On 8/9/23 07:51, Alexander Monakov wrote:
On Wed, 9 Aug 2023, Richard Biener via Gcc-patches wrote:
The following teaches the non-loop reduction vectorization code to
handle non-associatable reductions. Using the existing FOLD_LEFT_PLUS
internal functions might be possible but I'd have to convince myself
that +0.0 + x[0] is a safe extra operation in ever rounding mode
(I also have no way to test the resulting code).
It's not. Under our default -fno-signaling-nans -fno-rounding-math
negative zero is the neutral element for addition, so '-0.0 + x[0]'
might be (but negative zero costs more to materialize).
If the reduction has at least two elements, then
-0.0 + x[0] + x[1]
has the same behavior w.r.t SNaNs as 'x[0] + x[1]', but unfortunately
yields negative zero when x[0] = x[1] = +0.0 and rounding towards
negative infinity (unlike x[0] + x[1], which is +0.0).

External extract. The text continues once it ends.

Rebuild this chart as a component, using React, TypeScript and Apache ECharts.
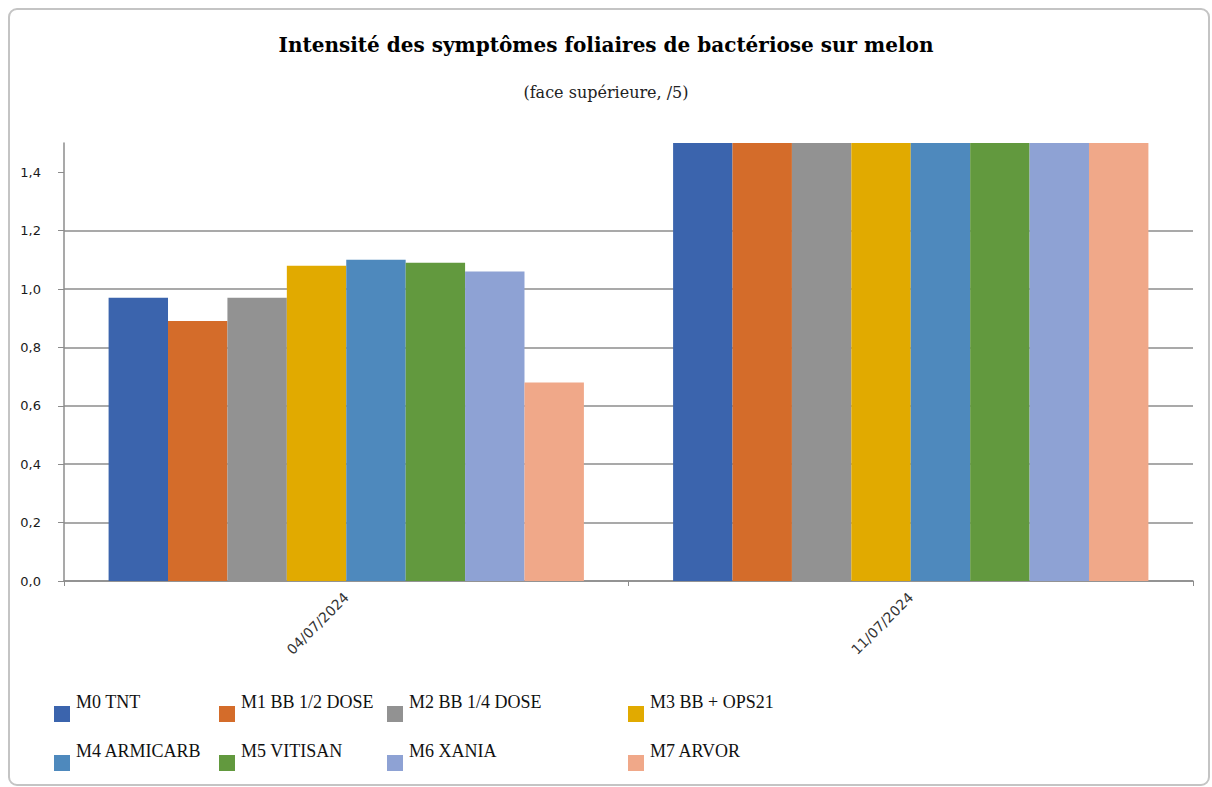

Hmm, then there's a bug in an non-released port I worked on a while
back. It supports FOLD_LEFT_PLUS by starting the sequence with a +0.0
in the destination register.
I guess if that port ever gets upstreamed I'll have to keep an eye out
for that problem. Luckily I think they can synthesize a -0.0 trivially,
potentially even zero cost.
Thanks!
Jeff